January 16, 2026

Why Donor Retention Matters More Than Ever

Fundraising Trends

When it comes to fundraising, much of the conversation and advice focuses on acquiring new donors. But research consistently shows that the long-term health of a ministry depends far more on something else: donor retention.

Many if not most organizations lose a significant percentage of first-time donors after their initial gift (73.7% according to this recent report from Bloomerang).

And replacing those donors requires more time, effort, and cost than retaining the ones already connected to the mission.

Why It Matters

For organizations stewarding limited resources, retention directly affects mission impact. Donors who stay engaged represent future giving and allow nonprofits to build on a faithful base that believes in the mission and want it to succeed.

Next Steps

Donors tend to stick around when they feel connected, valued, and confident their generosity is making a difference.

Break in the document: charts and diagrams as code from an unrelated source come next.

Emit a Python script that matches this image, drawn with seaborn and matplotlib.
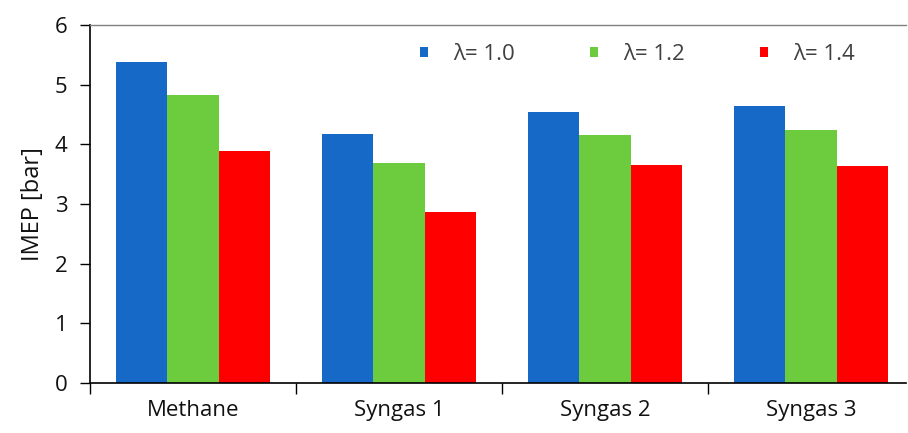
import matplotlib
matplotlib.use("Agg")
import matplotlib.pyplot as plt
import seaborn as sns
import pandas as pd
from matplotlib.ticker import FixedLocator, NullFormatter

categories = ["Methane", "Syngas 1", "Syngas 2", "Syngas 3"]
lambdas = ["λ= 1.0", "λ= 1.2", "λ= 1.4"]
imep_10 = [5.38, 4.18, 4.55, 4.64]
imep_12 = [4.83, 3.68, 4.16, 4.24]
imep_14 = [3.89, 2.87, 3.66, 3.64]
colors = ["#1669C6", "#6CCC3E", "#FF0000"]

rows = []
for lam, vals in zip(lambdas, [imep_10, imep_12, imep_14]):
    for c, v in zip(categories, vals):
        rows.append({"cat": c, "lam": lam, "val": v})
df = pd.DataFrame(rows)

sns.set_theme(style="white")
plt.rcParams['font.family'] = ['Open Sans', 'DejaVu Sans']

fig = plt.figure(figsize=(9.08, 4.33), dpi=100)
ax = fig.add_axes([0.099, 0.1155, 0.899, 0.8268])
sns.barplot(data=df, x="cat", y="val", hue="lam", order=categories,
            hue_order=lambdas, palette=colors, width=0.75, gap=0,
            saturation=1, ax=ax, edgecolor="none", linewidth=0)

ax.set_ylim(0, 6)
ax.set_xlim(-0.5, 3.461)
ax.set_yticks([0, 1, 2, 3, 4, 5, 6])
ax.tick_params(axis="y", labelsize=16, length=7, width=1, color="black",
               left=True, pad=9, labelcolor="#111111")
# category boundaries as major ticks, labels at minor positions
ax.xaxis.set_major_locator(FixedLocator([-0.5, 0.5, 1.5, 2.5]))
ax.xaxis.set_major_formatter(NullFormatter())
ax.xaxis.set_minor_locator(FixedLocator([0, 1, 2, 3]))
ax.set_xticklabels(categories, minor=True)
ax.tick_params(axis="x", which="major", bottom=True, length=8, width=1, color="black")
ax.tick_params(axis="x", which="minor", bottom=True, length=0, labelsize=16,
               pad=12, labelcolor="#111111")
ax.set_xlabel("")
ax.set_ylabel("IMEP [bar]", fontsize=17, color="#111111", labelpad=7)

for s in ["left", "bottom"]:
    ax.spines[s].set_color("black")
    ax.spines[s].set_linewidth(1.2)
ax.spines["top"].set_color("#808080")
ax.spines["top"].set_linewidth(1.0)
ax.spines["right"].set_visible(False)

leg = ax.legend(loc="center left", bbox_to_anchor=(0.405, 0.917), ncol=3,
                frameon=False, fontsize=16, handlelength=0.32, handleheight=0.32,
                handletextpad=1.15, columnspacing=3.4, borderpad=0,
                borderaxespad=0, labelcolor="#404040")

fig.savefig("out.png", dpi=100)
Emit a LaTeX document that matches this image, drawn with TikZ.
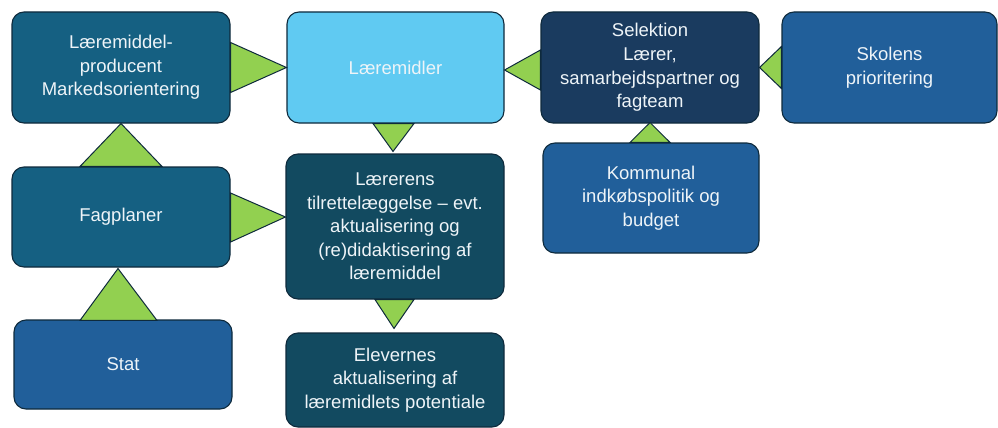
\documentclass[tikz,border=0pt]{standalone}
\usepackage{fontspec}
\setmainfont{Liberation Sans}
\usetikzlibrary{calc}
\definecolor{tealbox}{HTML}{156082}
\definecolor{lightbox}{HTML}{60CAF2}
\definecolor{navybox}{HTML}{1A3B5F}
\definecolor{bluebox}{HTML}{215F9A}
\definecolor{deepbox}{HTML}{124A60}
\definecolor{arrowgreen}{HTML}{92D050}
\definecolor{edge}{HTML}{0E2A3C}
\definecolor{boxtext}{HTML}{EEF4F8}
\begin{document}
\begin{tikzpicture}[x=1pt,y=-1pt,
  box/.style={draw=edge, line width=1.1pt, rounded corners=12pt, inner sep=0pt,
    align=center, text=boxtext, font=\fontsize{18.5}{23.6}\selectfont},
  tri/.style={fill=arrowgreen, draw=edge, line width=1pt, line join=miter}]
\useasboundingbox (0,0) rectangle (998,428);

% boxes
\node[box, fill=tealbox, minimum width=218pt, minimum height=111pt] (prod) at (121,67.5)
  {Læremiddel-\\producent\\Markedsorientering};
\node[box, fill=lightbox, minimum width=217pt, minimum height=111pt] (midl) at (395.5,67.5)
  {Læremidler};
\node[box, fill=navybox, minimum width=218pt, minimum height=111pt] (sel) at (650,67.5)
  {Selektion\\Lærer,\\samarbejdspartner og\\fagteam};
\node[box, fill=bluebox, minimum width=215pt, minimum height=111pt] (skol) at (889.5,67.5)
  {Skolens\\prioritering};
\node[box, fill=tealbox, minimum width=218pt, minimum height=100pt] (fag) at (121,217)
  {Fagplaner};
\node[box, fill=bluebox, minimum width=218pt, minimum height=89pt] (stat) at (123,364.5)
  {Stat};
\node[box, fill=deepbox, minimum width=218pt, minimum height=145pt] (laer) at (395,226.5)
  {Lærerens\\tilrettelæggelse – evt.\\aktualisering og\\(re)didaktisering af\\læremiddel};
\node[box, fill=deepbox, minimum width=218pt, minimum height=94pt] (elev) at (395,380)
  {Elevernes\\aktualisering af\\læremidlets potentiale};
\node[box, fill=bluebox, minimum width=216pt, minimum height=110pt] (komm) at (651,198)
  {Kommunal\\indkøbspolitik og\\budget};

% green triangle connectors
\draw[tri] ($(prod.east)+(0,-25)$) -- (midl.west) -- ($(prod.east)+(0,25)$) -- cycle;
\draw[tri] ($(skol.west)+(0,-21)$) -- (sel.east) -- ($(skol.west)+(0,21)$) -- cycle;
\draw[tri] ($(sel.west)+(0,-17.5)$) -- ($(midl.east)+(0,2.5)$) -- ($(sel.west)+(0,22.5)$) -- cycle;
\draw[tri] ($(midl.south)+(-22.5,0)$) -- ($(laer.north)+(-2,-2)$) -- ($(midl.south)+(18.5,0)$) -- cycle;
\draw[tri] ($(fag.north)+(-41,0)$) -- (prod.south) -- ($(fag.north)+(41,0)$) -- cycle;
\draw[tri] ($(stat.north)+(-43,1)$) -- ($(fag.south)+(-3,1)$) -- ($(stat.north)+(34,1)$) -- cycle;
\draw[tri] ($(fag.east)+(0,-24)$) -- (laer.west |- fag.east) -- ($(fag.east)+(0,25)$) -- cycle;
\draw[tri] ($(laer.south)+(-20,0)$) -- ($(elev.north)+(-1,-4)$) -- ($(laer.south)+(19,0)$) -- cycle;
\draw[tri] ($(komm.north)+(-21,0)$) -- ($(sel.south)+(0,-1)$) -- ($(komm.north)+(19,0)$) -- cycle;
\end{tikzpicture}
\end{document}
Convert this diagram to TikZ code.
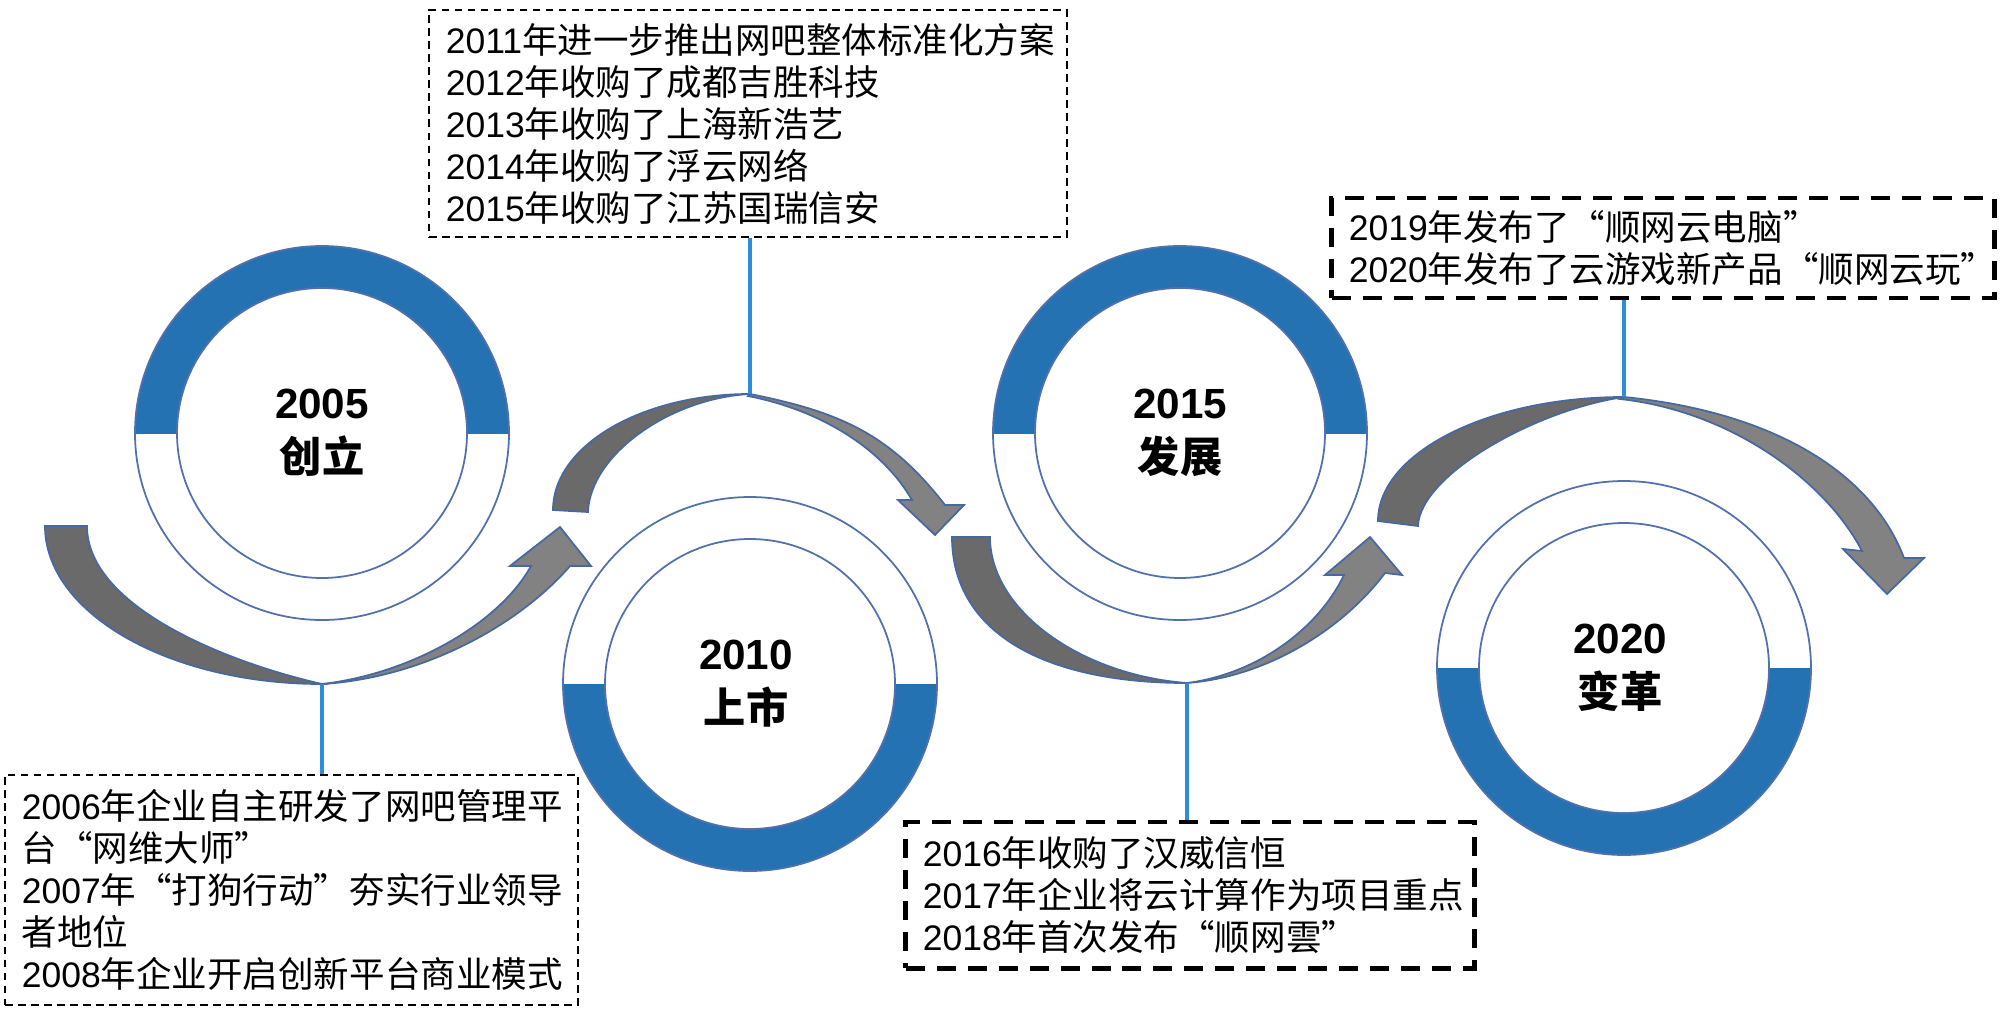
\documentclass[tikz,border=0pt]{standalone}
\usepackage{fontspec}
\setmainfont{Noto Sans CJK SC}
\newfontfamily\lat{Liberation Sans}
\newcommand\ynum[1]{{\lat #1}}
\definecolor{ringblue}{RGB}{36,114,178}
\definecolor{ringline}{RGB}{82,112,172}
\definecolor{arrdark}{RGB}{106,106,106}
\definecolor{arrlight}{RGB}{130,130,130}
\definecolor{arrline}{RGB}{72,104,160}
\definecolor{connblue}{RGB}{44,142,218}
\newcommand\halfring[3]{%
  \fill[white] (#1,#2) circle[radius=187];
  \begin{scope}
    \clip (#1-200,#2) rectangle (#1+200,{#2+(#3)});
    \fill[ringblue, even odd rule] (#1,#2) circle[radius=187] (#1,#2) circle[radius=145];
  \end{scope}
  \draw[ringedge] (#1,#2) circle[radius=187] (#1,#2) circle[radius=145];
}
\begin{document}
\begin{tikzpicture}[x=0.01cm,y=-0.01cm,
  ringedge/.style={draw=ringline, line width=0.5pt},
  back/.style={fill=arrdark, draw=arrline, line width=0.5pt},
  front/.style={fill=arrlight, draw=arrline, line width=0.5pt},
  conn/.style={draw=connblue, line width=1.25pt},
  thinbox/.style={draw=black, line width=0.45pt, dash pattern=on 2.2pt off 1.5pt,
    inner xsep=0.17cm, inner ysep=0pt, align=left,
    font=\fontsize{10.1pt}{11.95pt}\selectfont},
  thickbox/.style={thinbox, line width=1.4pt, dash pattern=on 5.4pt off 3.4pt},
  yearlbl/.style={font=\fontsize{12pt}{15.4pt}\selectfont\bfseries, align=center, inner sep=0pt}
]
\useasboundingbox (0,0) rectangle (2000,1012);

% rings
\halfring{322}{433}{-200}
\halfring{750}{684}{200}
\halfring{1180}{433}{-200}
\halfring{1624}{668}{200}

\node[yearlbl] (c1) at (322,433) {\ynum{2005}\\创立};
\node[yearlbl] (c2) at (746,684) {\ynum{2010}\\上市};
\node[yearlbl] (c3) at (1180,433) {\ynum{2015}\\发展};
\node[yearlbl] (c4) at (1620,668) {\ynum{2020}\\变革};

% arrow A
\path[back] (45,526) .. controls (45,613) and (169,684) .. (322,684)
   .. controls (225,662) and (87,606) .. (87,526) -- cycle;
\path[front] (322,684) .. controls (422,678) and (518,626) .. (570,566)
   -- (591,566) -- (560,527) -- (510,566) -- (531,566)
   .. controls (499,624) and (410,674) .. (322,684) -- cycle;
% arrow B
\path[back] (553,510) .. controls (553,446) and (641,394) .. (750,394)
   .. controls (670,398) and (590,455) .. (588,512) -- cycle;
\path[front] (750,394) .. controls (840,412) and (890,434) .. (945,505)
   -- (964,505) -- (935,535) -- (898,500) -- (912,500)
   .. controls (882,448) and (820,410) .. (748,396) -- cycle;
% arrow C
\path[back] (952,537) .. controls (952,630) and (1040,683) .. (1187,683)
   .. controls (1080,675) and (990,610) .. (990,537) -- cycle;
\path[front] (1187,683) .. controls (1267,677) and (1343,629) .. (1385,573)
   -- (1402,575) -- (1370,537) -- (1325,575) -- (1344,575)
   .. controls (1318,629) and (1257,674) .. (1187,683) -- cycle;
% arrow D
\path[back] (1378,521) .. controls (1378,453) and (1488,397) .. (1624,397)
   .. controls (1535,410) and (1420,475) .. (1418,526) -- cycle;
\path[front] (1624,397) .. controls (1774,412) and (1872,473) .. (1904,558)
   -- (1924,558) -- (1887,594) -- (1843,549) -- (1862,551)
   .. controls (1825,480) and (1730,411) .. (1620,399) -- cycle;

\coordinate (aA) at (322,684);
\coordinate (aB) at (750,394);
\coordinate (aC) at (1187,683);
\coordinate (aD) at (1624,397);

% boxes
\node[thinbox, text width=6.04cm, minimum height=2.27cm] (tb) at (748,123.5) {%
\ynum{2011}年进一步推出网吧整体标准化方案\\
\ynum{2012}年收购了成都吉胜科技\\
\ynum{2013}年收购了上海新浩艺\\
\ynum{2014}年收购了浮云网络\\
\ynum{2015}年收购了江苏国瑞信安};
\node[thinbox, text width=5.39cm, minimum height=2.30cm] (lb) at (291.5,890) {%
\ynum{2006}年企业自主研发了网吧管理平\\
台“网维大师”\\
\ynum{2007}年“打狗行动”夯实行业领导\\
者地位\\
\ynum{2008}年企业开启创新平台商业模式};
\node[thickbox, text width=5.34cm, minimum height=1.46cm] (mb) at (1190,895) {%
\ynum{2016}年收购了汉威信恒\\
\ynum{2017}年企业将云计算作为项目重点\\
\ynum{2018}年首次发布“顺网雲”};
\node[thickbox, text width=6.28cm, minimum height=1.0cm] (rb) at (1663,248) {%
\ynum{2019}年发布了“顺网云电脑”\\
\ynum{2020}年发布了云游戏新产品“顺网云玩”};

% connectors
\draw[conn] (aA) -- (aA |- lb.north);
\draw[conn] (aB) -- (aB |- tb.south);
\draw[conn] (aC) -- (aC |- mb.north);
\draw[conn] (aD) -- (aD |- rb.south);
\end{tikzpicture}
\end{document}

  • Lead with gratitude. Thank donors early, often, and sincerely—far beyond automated receipts and mass messages
  • Show impact. Share stories that connect individual generosity to real lives changed
  • Communicate consistently. Stay in touch between appeals so donors feel like a valued participant on the journey
  • Think relationship, not transaction. Donors are doing more than funding ministry, they’re partnering in it

Relatable communication, authentic gratitude, and meaningful impact stories play a far bigger role than the frequency of your appeals or even the urgency of your request when it comes to donor retention.

In a society where every dollar matters, donor retention isn’t a secondary metric. It’s an indicator of long-term health.


How is your ministry building long-term relationships with the donors who already believe in your mission?